What's particularly aggravating about this is that there are agencies properly in the purview of Science & Technology that are lobbyist targets, but that aren't managed by House Science. FCC, for instance, is overseen by House Commerce; DARPA, obviously, is House Defense.

The fact of Congress is that if you don't play the game, and get the best committee assignments you can, you lose your seat. Each Congressperson can only have 2 committee assignments. Principled pursuit of the right assignments is thus a bit of a stag hunt.




Planet Money did an excellent podcast on committee assignments and fundraising:

http://www.npr.org/blogs/money/2012/04/06/149714908/the-most...

I figured that's where Thomas got his 46k figure but it doesn't seem to be on their graph.


Nope, The Sunlight Foundation.


I think we agreed. It's clear that you didn't get your number from Planet Money since it's not there.

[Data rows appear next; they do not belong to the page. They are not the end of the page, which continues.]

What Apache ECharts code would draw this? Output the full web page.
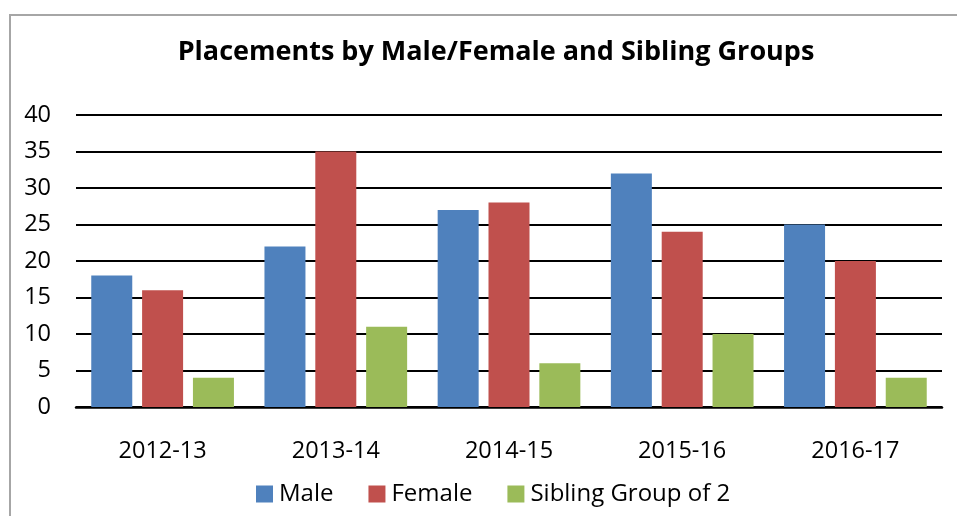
<!DOCTYPE html>
<html>
<head>
<meta charset="utf-8">
<script src="https://cdn.jsdelivr.net/npm/echarts@6/dist/echarts.min.js"></script>
<style>
  html, body { margin: 0; padding: 0; background: #fff; overflow: hidden; }
  #frame { position: absolute; left: 9px; top: 14px; width: 1000px; height: 600px;
           border-left: 2px solid #a6a6a6; border-top: 2px solid #a6a6a6; }
  #chart { position: absolute; left: 0; top: 0; width: 957px; height: 516px; }
</style>
</head>
<body>
<div id="frame"></div>
<div id="chart"></div>
<script>
// Placements per year, split by gender plus sibling groups of two.
const years = ['2012-13', '2013-14', '2014-15', '2015-16', '2016-17'];
const male = [18, 22, 27, 32, 25];
const female = [16, 35, 28, 24, 20];
const siblingGroup2 = [4, 11, 6, 10, 4];
const yTicks = [0, 5, 10, 15, 20, 25, 30, 35, 40];

const FONT = '"Open Sans", "Noto Sans", sans-serif';

const chart = echarts.init(document.getElementById('chart'), null, { renderer: 'canvas' });

function barSeries(name, data, color) {
  return {
    name,
    type: 'bar',
    data,
    barWidth: 41,
    barGap: '24%',
    itemStyle: { color },
  };
}

chart.setOption({
  animation: false,
  backgroundColor: 'transparent',
  title: {
    text: 'Placements by Male/Female and Sibling Groups',
    left: 491,
    top: 34,
    textAlign: 'center',
    textStyle: { fontFamily: FONT, fontWeight: 'bold', fontSize: 27, color: '#000' },
  },
  legend: {
    bottom: 5,
    left: 251,
    itemWidth: 17,
    itemHeight: 17,
    itemGap: 35,
    icon: 'rect',
    textStyle: { fontFamily: FONT, fontSize: 24, color: '#000', padding: [0, 0, 0, 1] },
  },
  grid: { left: 76, right: 15, top: 115, bottom: 109, containLabel: false },
  xAxis: {
    type: 'category',
    data: years,
    axisTick: { show: false },
    axisLine: { lineStyle: { color: '#000', width: 2.5 } },
    axisLabel: { fontFamily: FONT, fontSize: 23.5, color: '#000', margin: 32 },
  },
  yAxis: {
    type: 'value',
    min: yTicks[0],
    max: yTicks[yTicks.length - 1],
    interval: 5,
    axisLine: { show: false },
    axisTick: { show: false },
    axisLabel: { fontFamily: FONT, fontSize: 23.5, color: '#000', margin: 25 },
    splitLine: { lineStyle: { color: '#000', width: 2 } },
  },
  series: [
    barSeries('Male', male, '#4f81bd'),
    barSeries('Female', female, '#c0504d'),
    barSeries('Sibling Group of 2', siblingGroup2, '#9bbb59'),
  ],
});
</script>
</body>
</html>
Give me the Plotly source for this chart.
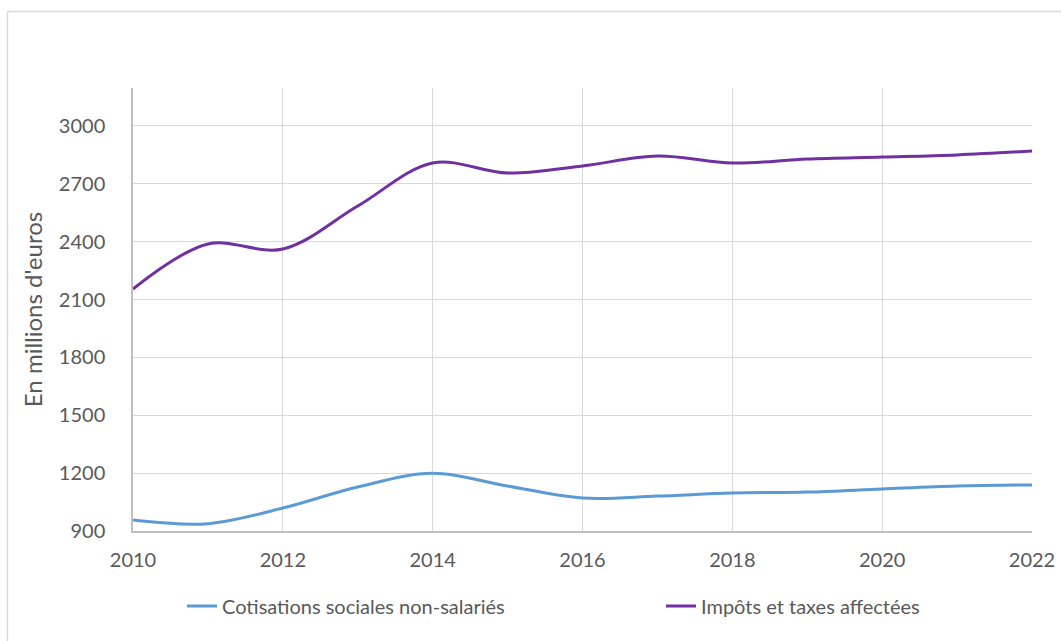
import plotly.graph_objects as go

years = list(range(2010, 2023))
cotisations = [957, 938, 1019, 1128, 1199, 1133, 1071, 1081, 1097, 1102, 1118, 1133, 1139]
impots = [2155, 2388, 2362, 2585, 2808, 2756, 2793, 2844, 2808, 2829, 2839, 2850, 2870]
y_ticks = [900, 1200, 1500, 1800, 2100, 2400, 2700, 3000]
x_ticks = [2010, 2012, 2014, 2016, 2018, 2020, 2022]

FONT = "Lato"
TXT = "#595959"

fig = go.Figure()
fig.add_trace(go.Scatter(
    x=years, y=cotisations, mode="lines", name="Cotisations sociales non-salariés",
    line=dict(color="#5b9bd5", width=3, shape="spline"), legend="legend"))
fig.add_trace(go.Scatter(
    x=years, y=impots, mode="lines", name="Impôts et taxes affectées",
    line=dict(color="#7030a0", width=3, shape="spline"), legend="legend2"))

W, H = 1061, 641
L, R, T, B = 133, 29, 88, 110
pw, ph = W - L - R, H - T - B

def px(x):
    return (x - L) / pw

def py(y):
    return (H - B - y) / ph

fig.update_layout(
    width=W, height=H,
    margin=dict(l=L, r=R, t=T, b=B, autoexpand=False),
    paper_bgcolor="white", plot_bgcolor="white",
    font=dict(family=FONT, size=20, color=TXT),
    showlegend=True,
    legend=dict(orientation="h", x=px(182), y=py(606), xanchor="left", yanchor="middle",
                font=dict(family=FONT, size=20, color=TXT), bgcolor="rgba(0,0,0,0)"),
    legend2=dict(orientation="h", x=px(661), y=py(606), xanchor="left", yanchor="middle",
                 font=dict(family=FONT, size=20, color=TXT), bgcolor="rgba(0,0,0,0)"),
    xaxis=dict(range=[2010, 2022], tickvals=x_ticks, ticktext=[str(v) for v in x_ticks],
               showgrid=True, gridcolor="#d9d9d9", gridwidth=1,
               showline=True, linecolor="#bfbfbf", linewidth=1.5,
               ticks="", zeroline=False, ticklabelstandoff=10, automargin=False,
               tickfont=dict(family=FONT, size=20, color=TXT)),
    yaxis=dict(range=[900, 3197], tickvals=y_ticks, ticktext=[str(v) for v in y_ticks],
               showgrid=True, gridcolor="#d9d9d9", gridwidth=1,
               showline=True, linecolor="#bfbfbf", linewidth=1.5,
               ticks="", zeroline=False, ticklabelstandoff=22, automargin=False,
               title=dict(text="En millions d'euros", standoff=9,
                          font=dict(family=FONT, size=24, color=TXT)),
               tickfont=dict(family=FONT, size=20, color=TXT)),
    shapes=[
        dict(type="line", xref="paper", yref="paper", x0=px(7.5), x1=px(1070),
             y0=py(11.5), y1=py(11.5), line=dict(color="#d9d9d9", width=1.5)),
        dict(type="line", xref="paper", yref="paper", x0=px(7.5), x1=px(7.5),
             y0=py(11.5), y1=py(650), line=dict(color="#d9d9d9", width=1.5)),
    ],
)

fig.write_html("out.html")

It is good to get the source though. So thanks for your reply.

For those who are interested, the sunlight foundation post is here: http://sunlightfoundation.com/blog/2012/04/02/housecommittee...

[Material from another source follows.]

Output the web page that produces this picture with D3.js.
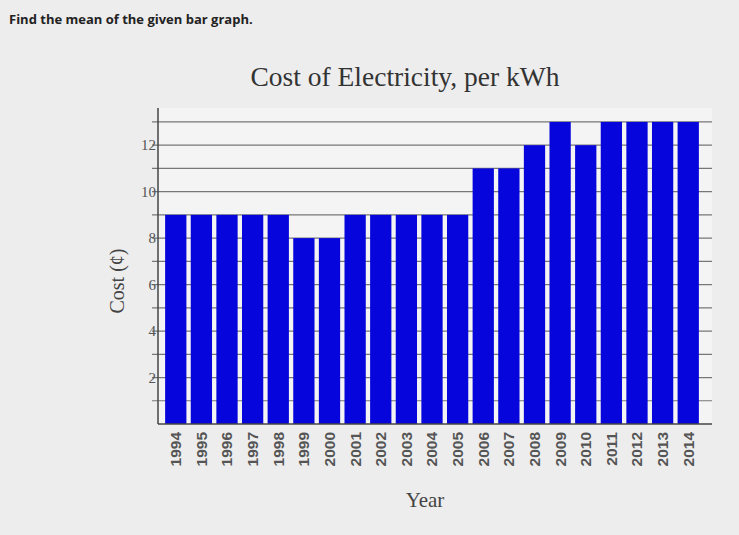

According to that post, the numbers were calculated at Planet Money's request, so there you go.


Call me a pessimist. When I see guys like Akin and Broun on a science committee, I assume that it didn't happen by accident, and that they probably have an axe to grind. At best, they may be looking to have their ethics represented on subjects like the ethics or morality of subjects like stem-cell research.


It's not an accident. It is exactly what tptacek described. Every other smarter/better representative wanted, and got committees which pay them more. And that forced these losers to end up on the science committee.

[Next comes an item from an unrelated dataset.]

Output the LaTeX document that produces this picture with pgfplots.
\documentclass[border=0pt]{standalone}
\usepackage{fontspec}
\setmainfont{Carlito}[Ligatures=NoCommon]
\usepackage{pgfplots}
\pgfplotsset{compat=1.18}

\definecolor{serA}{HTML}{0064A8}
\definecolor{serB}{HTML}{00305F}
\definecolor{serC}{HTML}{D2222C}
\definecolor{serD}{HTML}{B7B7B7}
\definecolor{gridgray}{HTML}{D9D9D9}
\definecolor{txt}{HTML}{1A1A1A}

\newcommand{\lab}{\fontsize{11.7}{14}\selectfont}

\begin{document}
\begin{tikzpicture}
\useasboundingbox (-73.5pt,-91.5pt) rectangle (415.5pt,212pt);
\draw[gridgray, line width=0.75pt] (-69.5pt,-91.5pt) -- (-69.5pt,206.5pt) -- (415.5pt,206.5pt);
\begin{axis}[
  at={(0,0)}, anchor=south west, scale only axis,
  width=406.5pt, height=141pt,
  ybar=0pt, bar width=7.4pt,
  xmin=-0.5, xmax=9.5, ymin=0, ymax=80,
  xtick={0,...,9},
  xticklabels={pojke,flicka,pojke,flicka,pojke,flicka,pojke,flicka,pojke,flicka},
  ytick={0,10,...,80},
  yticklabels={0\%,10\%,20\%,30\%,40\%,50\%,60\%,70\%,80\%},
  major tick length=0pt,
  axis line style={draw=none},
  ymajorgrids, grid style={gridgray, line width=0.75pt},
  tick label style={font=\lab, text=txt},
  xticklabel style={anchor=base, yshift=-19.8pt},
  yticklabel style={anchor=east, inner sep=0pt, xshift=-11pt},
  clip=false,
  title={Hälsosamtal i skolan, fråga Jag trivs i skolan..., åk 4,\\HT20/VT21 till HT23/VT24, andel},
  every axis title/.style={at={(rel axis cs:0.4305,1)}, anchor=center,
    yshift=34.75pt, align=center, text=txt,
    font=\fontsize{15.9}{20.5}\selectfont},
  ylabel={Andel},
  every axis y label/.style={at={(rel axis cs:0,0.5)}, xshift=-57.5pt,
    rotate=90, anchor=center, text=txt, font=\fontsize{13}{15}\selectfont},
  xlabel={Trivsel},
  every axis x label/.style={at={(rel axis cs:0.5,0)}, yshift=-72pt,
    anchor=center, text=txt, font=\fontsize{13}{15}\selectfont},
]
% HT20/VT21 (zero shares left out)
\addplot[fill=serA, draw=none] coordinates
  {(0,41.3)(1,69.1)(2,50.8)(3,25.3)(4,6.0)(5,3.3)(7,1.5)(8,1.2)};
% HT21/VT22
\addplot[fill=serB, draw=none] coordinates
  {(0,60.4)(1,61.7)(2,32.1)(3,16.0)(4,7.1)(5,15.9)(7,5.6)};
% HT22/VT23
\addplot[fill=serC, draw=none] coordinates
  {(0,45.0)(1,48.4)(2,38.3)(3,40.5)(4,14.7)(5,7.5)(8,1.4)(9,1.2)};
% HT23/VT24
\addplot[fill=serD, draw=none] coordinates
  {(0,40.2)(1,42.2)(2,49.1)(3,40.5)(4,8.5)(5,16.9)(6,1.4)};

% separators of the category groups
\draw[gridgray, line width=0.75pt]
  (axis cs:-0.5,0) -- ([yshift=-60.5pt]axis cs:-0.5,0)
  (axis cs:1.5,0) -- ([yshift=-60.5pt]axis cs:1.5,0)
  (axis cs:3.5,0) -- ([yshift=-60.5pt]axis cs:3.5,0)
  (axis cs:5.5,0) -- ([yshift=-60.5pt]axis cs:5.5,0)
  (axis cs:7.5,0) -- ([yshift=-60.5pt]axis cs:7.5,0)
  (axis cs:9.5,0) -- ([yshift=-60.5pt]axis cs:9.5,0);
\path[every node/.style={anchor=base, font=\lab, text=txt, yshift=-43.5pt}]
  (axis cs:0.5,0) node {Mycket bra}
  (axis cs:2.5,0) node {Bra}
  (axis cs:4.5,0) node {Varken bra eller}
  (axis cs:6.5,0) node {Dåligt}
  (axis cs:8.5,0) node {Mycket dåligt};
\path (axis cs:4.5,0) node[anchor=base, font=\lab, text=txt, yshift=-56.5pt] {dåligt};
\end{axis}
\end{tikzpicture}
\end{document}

No accident, but also no "axe grinding" conspiracy. Just simply money.


Perhaps we should be encouraged that even the Republican House leadership views these clowns as deserving of exile?

Just trying to find some glimmer of hope in this sad story...


Off-topic: How do you remember your username?


I don't. I don't give a damn about karma. This is like my 3rd HN account. Not that I had any reason to create new accounts, besides logged out for some reason and didn't remember credentials.

Now watch everyone else in horror down-vote this, and for someone to post the link to the HN change your password page.


If that second h was 3 then you'd simply have 4 triples of inline keys on a qwerty keyboard. Doesn't seem especially hard to remember.

fgh-345-sdf-hr3 : bet that's someone's password.


God damn it now I'm going to remember the name of some guy's throwaway account until the day I die.


He could also use something like Lastpass to store/track it all.


That key bit of information puts the article in a completely different light. Without this information it is not unreasonable to interpret it as an anti-science stance from the Republicans. Ars Technica's reporting is usually excellent, but this is a serious omission.


Some committees collect members that senior leadership do not want on other, more important, committees. You can pretty much tell how low that committee is by the amount of vacant seats. It sounds important to us, but as tptacek points out, much business in this area is handled elsewhere.


<pedantry> You're confusing pessimism with cynicism.

Pessimism is about what is going to happen; like its opposite, it deals entirely in possible futures. A pessimist can say, "Call me a pessimist, but Akin is going to join the Science committee because he's got an axe to grind." Or "Call me an optimist, but Akin was false flagging all this time and when he joins the Science committee, he'll do great things on behalf of science."